Dependente do comportamento da economia em geral pelo peso que têm os setores de alimentos e bebidas, a agroindústria do país corre o risco de patinar em 2019 e nos dois próximos anos, caso as reformas estruturais que estão na agenda do governo de Jair Bolsonaro e do Congresso permaneçam no atoleiro.
É o que aponta o Índice da Produção Agroindustrial Brasileira (PIMAgro) desenvolvido pelo Centro de Estudos em Agronegócios da Fundação Getúlio Vargas (FGV Agro) e calculado com base, principalmente, nas variações do Índice de Atividade Econômica do Banco Central (IBC-BR), da taxa de câmbio e do Índice de confiança do Empresário da Indústria de Transformação (ICI) da FGV.
Nos cruzamentos mais pessimistas entre esses dados – o que inclui o piso das estimativas para o PIB, com um dólar mais atraente para as exportações, o PIMAgro sinaliza crescimento de 0,22% para a agroindústria em 2019 e avanços de 0,16% em 2020 e de 0,1% em 2021. Nos cenários mais otimistas, que perdem força a cada semana de divergências em torno da reforma da Previdência, os incrementos chegam a 4,15%, 4,38% e 4,02%, respectivamente.
O professor Felippe Serigati, que liderou a criação do indicador, e a pesquisadora Roberta Possamai, que participou do processo desde o início, explicam que a agroindústria acompanha o comportamento da economia em geral mais de perto porque a participação de alimentos e bebidas em sua composição chega a quase 52% e que, nesses dois setores, a demanda é mais inelástica e atrelada à renda dos brasileiros.
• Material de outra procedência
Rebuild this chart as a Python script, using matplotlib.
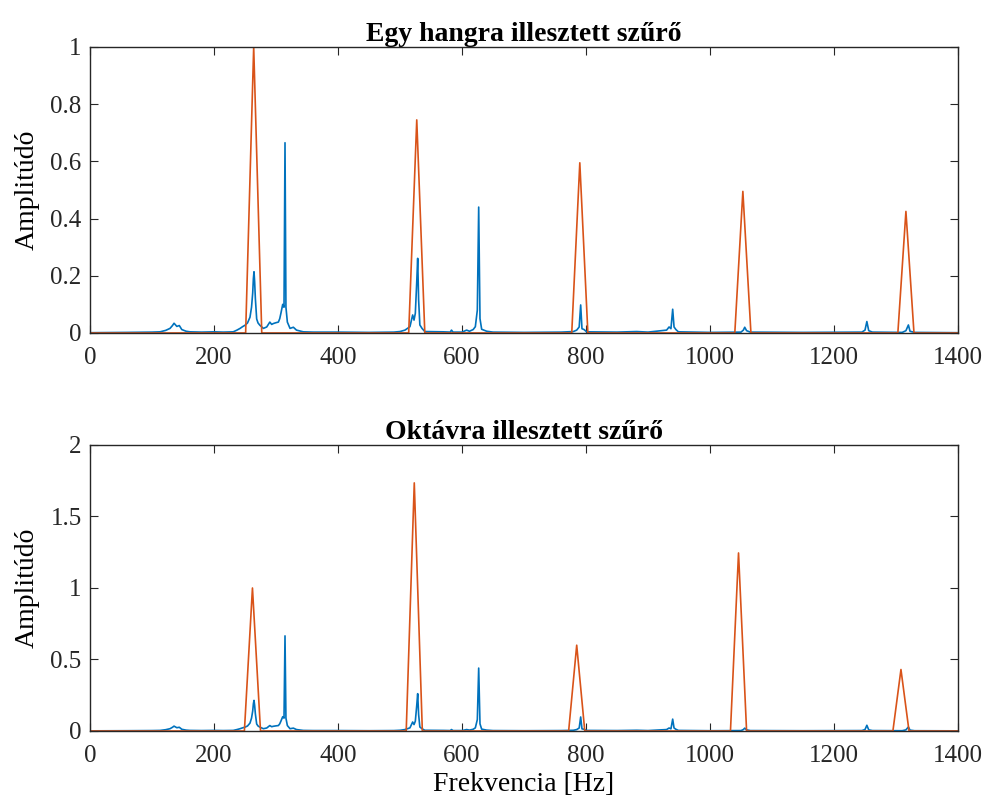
import matplotlib
matplotlib.use("Agg")
import matplotlib.pyplot as plt
import numpy as np
from matplotlib.ticker import FuncFormatter

# measured spectrum (Hz, amplitude), same in both panels
spec_freq = [0, 60, 100, 113, 122, 129, 133, 135.5, 138, 140, 144, 148, 155, 161, 180, 200, 215, 231,
             237, 242, 246, 250, 254, 258, 260.5, 262.4, 263.5, 264.5, 265.5, 266.7, 268.8, 271, 274,
             279.6, 285, 290, 293, 295.7, 300, 303.8, 306, 308, 310.8, 312.9, 314.5, 316, 318.3, 322.6,
             328, 333, 344, 360, 400, 450, 490, 500, 508, 516, 520.4, 522.6, 524.7, 526.9, 528.5, 530,
             532, 535.5, 540, 570, 581, 583, 585.5, 600, 607.5, 612, 618, 621.5, 624.7, 626.9, 629,
             631.7, 639.8, 650, 700, 760, 779.6, 785, 789, 791.4, 793.5, 796.8, 801, 850, 881.7, 900,
             930, 934, 937, 939.8, 942, 945, 949, 1000, 1050, 1053.8, 1056, 1059, 1065, 1150, 1245,
             1250, 1253, 1256, 1262, 1310, 1316, 1320, 1322.6, 1330, 1400]
spec_amp = [0.001, 0.002, 0.003, 0.004, 0.009, 0.016, 0.026, 0.034, 0.028, 0.023, 0.026, 0.012, 0.006, 0.004,
            0.003, 0.004, 0.003, 0.004, 0.010, 0.016, 0.022, 0.027, 0.035, 0.055, 0.090, 0.140, 0.190,
            0.214, 0.180, 0.120, 0.049, 0.035, 0.027, 0.016, 0.021, 0.038, 0.030, 0.033, 0.036, 0.038,
            0.050, 0.070, 0.100, 0.090, 0.665, 0.090, 0.038, 0.016, 0.020, 0.010, 0.004, 0.003, 0.003,
            0.002, 0.003, 0.005, 0.010, 0.022, 0.063, 0.045, 0.069, 0.174, 0.261, 0.116, 0.028, 0.016,
            0.005, 0.004, 0.003, 0.010, 0.003, 0.003, 0.010, 0.006, 0.012, 0.022, 0.080, 0.440, 0.050,
            0.013, 0.006, 0.003, 0.002, 0.003, 0.005, 0.010, 0.021, 0.098, 0.015, 0.012, 0.004, 0.003,
            0.005, 0.003, 0.010, 0.021, 0.015, 0.083, 0.021, 0.012, 0.004, 0.002, 0.003, 0.010, 0.020,
            0.008, 0.003, 0.002, 0.003, 0.010, 0.040, 0.008, 0.003, 0.002, 0.008, 0.028, 0.006, 0.002,
            0.001]

# triangular filters
top_centers = [264, 527, 790, 1053, 1316]
top_heights = [1.0, 0.745, 0.595, 0.495, 0.425]
bot_centers = [262, 523, 785, 1046, 1308]
bot_heights = [1.0, 1.735, 0.6, 1.245, 0.43]
half_width = 13

titles = ["Egy hangra illesztett szűrő", "Oktávra illesztett szűrő"]
y_limits = [1, 2]
y_ticks = [np.arange(0, 1.01, 0.2), np.arange(0, 2.01, 0.5)]
x_ticks = np.arange(0, 1401, 200)

BLUE = "#0072BD"
ORANGE = "#D95319"


def filter_line(centers, heights):
    xs = [0]
    ys = [0]
    for c, h in zip(centers, heights):
        xs += [c - half_width, c, c + half_width]
        ys += [0, h, 0]
    xs.append(1400)
    ys.append(0)
    return xs, ys


plt.rcParams.update(
    {
        "font.family": ["Liberation Serif", "DejaVu Serif"],
        "font.size": 18,
        "axes.edgecolor": "#262626",
        "axes.linewidth": 1.0,
        "xtick.direction": "in",
        "ytick.direction": "in",
        "xtick.top": True,
        "ytick.right": True,
        "xtick.major.size": 6,
        "ytick.major.size": 6,
        "xtick.major.width": 0.8,
        "ytick.major.width": 0.8,
        "xtick.color": "#262626",
        "ytick.color": "#262626",
    }
)

fig = plt.figure(figsize=(9.86, 8.08), dpi=100)
ax_top = fig.add_axes([0.0913, 0.5879, 0.8803, 0.354])
ax_bot = fig.add_axes([0.0913, 0.0953, 0.8803, 0.354])

fmt = FuncFormatter(lambda v, _: f"{v:g}")

for ax, title, ylim, yt, (centers, heights) in zip(
    [ax_top, ax_bot], titles, y_limits, y_ticks,
    [(top_centers, top_heights), (bot_centers, bot_heights)],
):
    ax.plot(spec_freq, spec_amp, color=BLUE, lw=1.2)
    fx, fy = filter_line(centers, heights)
    ax.plot(fx, fy, color=ORANGE, lw=1.2)
    ax.set_xlim(0, 1400)
    ax.set_ylim(0, ylim)
    ax.set_xticks(x_ticks)
    ax.set_yticks(yt)
    ax.yaxis.set_major_formatter(fmt)
    ax.tick_params(axis="x", labelsize=18, pad=10)
    ax.tick_params(axis="y", labelsize=18, pad=6)
    ax.set_title(title, fontsize=20, fontweight="bold", pad=4)
    ax.set_ylabel("Amplitúdó", fontsize=20, labelpad=8)

ax_bot.set_xlabel("Frekvencia [Hz]", fontsize=20, labelpad=4)

fig.savefig("out.png", dpi=100)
“Em outros setores, como papel e celulose e carnes, por exemplo, os reflexos das exportações são maiores. Mas alimentos e bebidas dependem do crescimento da economia, e esse crescimento tem perdido fôlego em meio ao compasso de espera ligado ao ambiente político”, disse Serigati.
Da fatia de 51,6% dos produtos alimentícios e bebidas no PIMAgro, os primeiros representam 41,3% e os segundos, 10,3%. O grupo dos alimentícios é formado por produtos de origem animal (21,6%) e vegetal (19,7%), ao passo que o das bebidas se divide entre alcoólicas (5,2%) e não-alcoólicas (5,1%).
Entre os produtos não-alimentícios, que têm peso de 48,4% no indicador, o segmento têxtil é o mais importante (17,4%), seguido por produtos florestais (12,7%), insumos agropecuários (7,9%), fumo (3,8%), borracha (3,4%) e biocombustíveis (3,1%). A soja em grão, carro-chefe do agronegócio brasileiro, tem influência marcante sobretudo nas oscilações do segmento de insumos, que inclui fertilizantes e defensivos.
Os pesquisadores da FGV Agro realçam que os modestos crescimentos projetados para a agroindústria do país até 2021 virão depois de uma contração de 1% em 2018. Essa queda, afirmam, derivou dos efeitos do desgaste político do fim do governo Temer sobre o ritmo das reformas econômicas e também da greve dos caminhoneiros.
“Como a economia brasileira, durante 2017 a indústria e a agroindústria vinham recuperando o fôlego do seu crescimento, mas a trajetória mudou notadamente após a greve dos caminhoneiros”, escreveram Serigati e Possamai em sua análise. “O fato é que a greve prejudicou fortemente a agroindústria”, pontuaram.
Entre janeiro e abril de 2018 (o movimento dos caminhoneiros foi no fim de maio), o crescimento acumulado da produção agroindustrial do país chegou a 4,3% em relação ao mesmo período do ano anterior. Entre maio e dezembro, contudo, houve retração de 3,1%.
Nos quatro meses que antecederam a greve, apontam os cálculos da FGV Agro, os produtos alimentícios e bebidas acumularam crescimento de 4,1%, mas no restante do ano houve queda acumulada de 7,2%. No caso dos produtos não-alimentícios, houve ainda variação positiva no período pós-greve (1,8%) em 2018.
Com uma nova ameaça de greve dos caminhoneiros no ar, provavelmente em maio, a agroindústria instalada no país já sabe, portanto, que as projeções contidas no PIMAgro, que já não são nenhuma maravilha, poderão até piorar.